Auraeus Solito fait preuve d’un vrai sens du cinéma, même si certains plans sont mal éclairés, mais il y en a de magnifiques ; si le montage est parfois trop brutal et si le rythme aurait été meilleur en resserrant, surtout au début, les scènes. Il inscrit son film dans la grande tradition du cinéma philippin de Lino Brocka, sachant comme lui nous proposer un cocktail équilibré de cinéma social, proche du documentaire, et de mélodrame. Solito pose un vrai regard sur ses personnages et dirige ses comédiens avec talent. Sans mièvrerie, sans tomber dans le glauque, avec une pointe de kitch bien venu et inévitable aux Philippines, il délivre un message d’espoir et de courage.
Le film est riche d’informations sur la vie quotidienne d’un pays que l’on connaît assez peu en occident. On peut être surpris par la façon dont les personnages considèrent l’homosexualité. Dans le dossier de presse, le réalisateur s’explique sur la place de l’homosexualité dans la société et dans le cinéma de son pays : « La société philippine accepte mieux les gays à présent. Je préfère le mot "accepter" que "tolérer" qui implique trop négativement la différence. Dans tout le pays, vous pouvez voir beaucoup de jeunes gays, habillés en femme sans que cela pose de problèmes, même avec leur famille. Peut-être est-ce dû au fait que les anciennes générations philippines croyaient que les meilleurs médiums pour communiquer avec les Dieux étaient les gays : ils possèdent une double sensibilité spirituelle, celle de l'homme et de la femme... Dans les années 70, les personnages étaient des homosexuels oppressés qui ne pouvaient pas s'accepter eux-mêmes. Dans les années 80, les gays au cinéma faisaient pression sur les beaux garçons défavorisés pour qu'ils deviennent des "macho dancers" ou des strip-teaseurs. Enfin, dans les années 90, les homosexuels n'étaient plus que des faire-valoir comiques et hystériques. Dans mon film, je voulais mettre en scène un personnage libéré, aimé pour ce qu'il est. Le fait qu'il soit gay est juste un détail de l'histoire. »
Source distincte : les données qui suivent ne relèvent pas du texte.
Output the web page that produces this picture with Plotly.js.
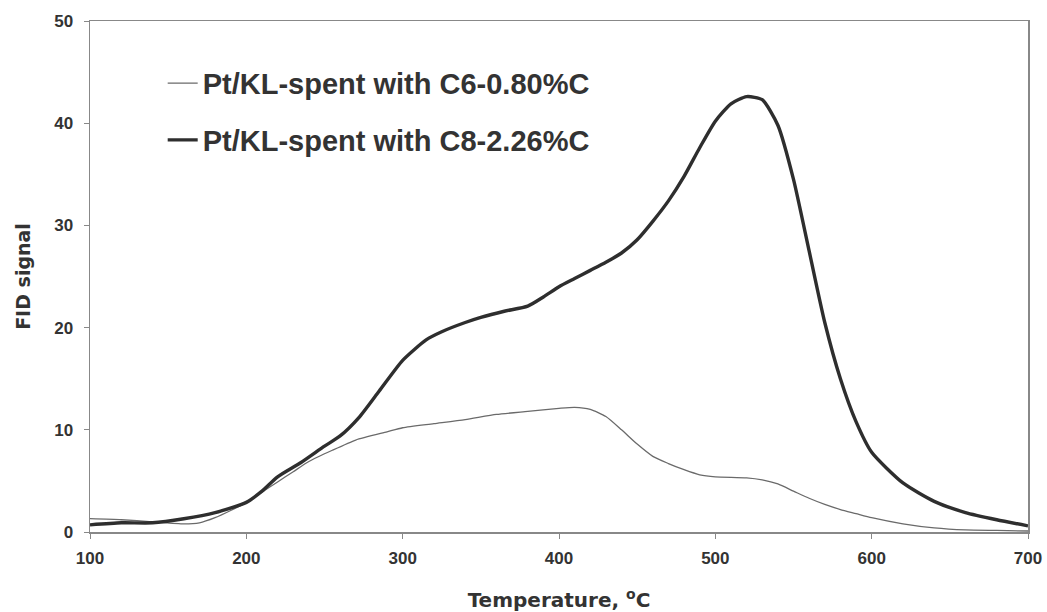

Dans ce genre de film à très petits moyens, qui en plus repose sur les épaules d’un adolescent, le casting pour le rôle principal est essentiel. Le réalisateur avait déjà auditionné plus de cent garçons pour le rôle de Maximo sans être satisfait, lorsqu’il a aperçu deux frères jumeaux, danseurs de hip hop qui se présentaient pour un autre film. L’un deux, Nathan Lopez, avait à la fois le dynamisme et le côté féminin qu’il recherchait. Il est né en 1991 et confesse en interview être un excellent danseur. Les thaïlandais ont pu le voir dans la série télévisée Anghel na walang langit, Mga en 2005 et plus récemment dans Sana maulit muli.
Après un succès inattendu au box-office dans son pays, où il a devancé les grosses productions américaines et hongkongaises, le film a raflé un nombre de prix impressionnant dans les festivals gays, en particulier celui de Berlin où il a reçu le Grand Prix du meilleur premier film, le Prix du public jeune et le Teddy Bear d'Or récompensant le meilleur film du festival. Auraeus Solito a tourné en 2006 son second film, Tuli, au sujet d'un circonciseur et de sa fille, amoureuse de sa meilleure amie. Il a été sélectionné au Festival de Sundance et de Berlin.

L’Éveil de Maximo est la pureté du premier amour d’un garçon de douze ans pour un homme ; confronté à l'horreur et à la corruption des quartiers pauvres, un drame social poignant habillé en un beau mélodrame.
Pour plus d’informations :
Site officiel
du film

Mar 10 avr 2007 1 commentaire
C'est un beau film, comme quoi avec peu de moyen il est possible de réaliser de belles fictions. Je ne pense pas que ce soit un mélodrame, même si Maxi a la larme facile! Le réalisateur refuse le pathos, et au contraire il s'écarte d'une vision mièvre en proposant une issue ouverte et prometteuse. S'il s'agit d'une autobiographie, le résultat est convainquant.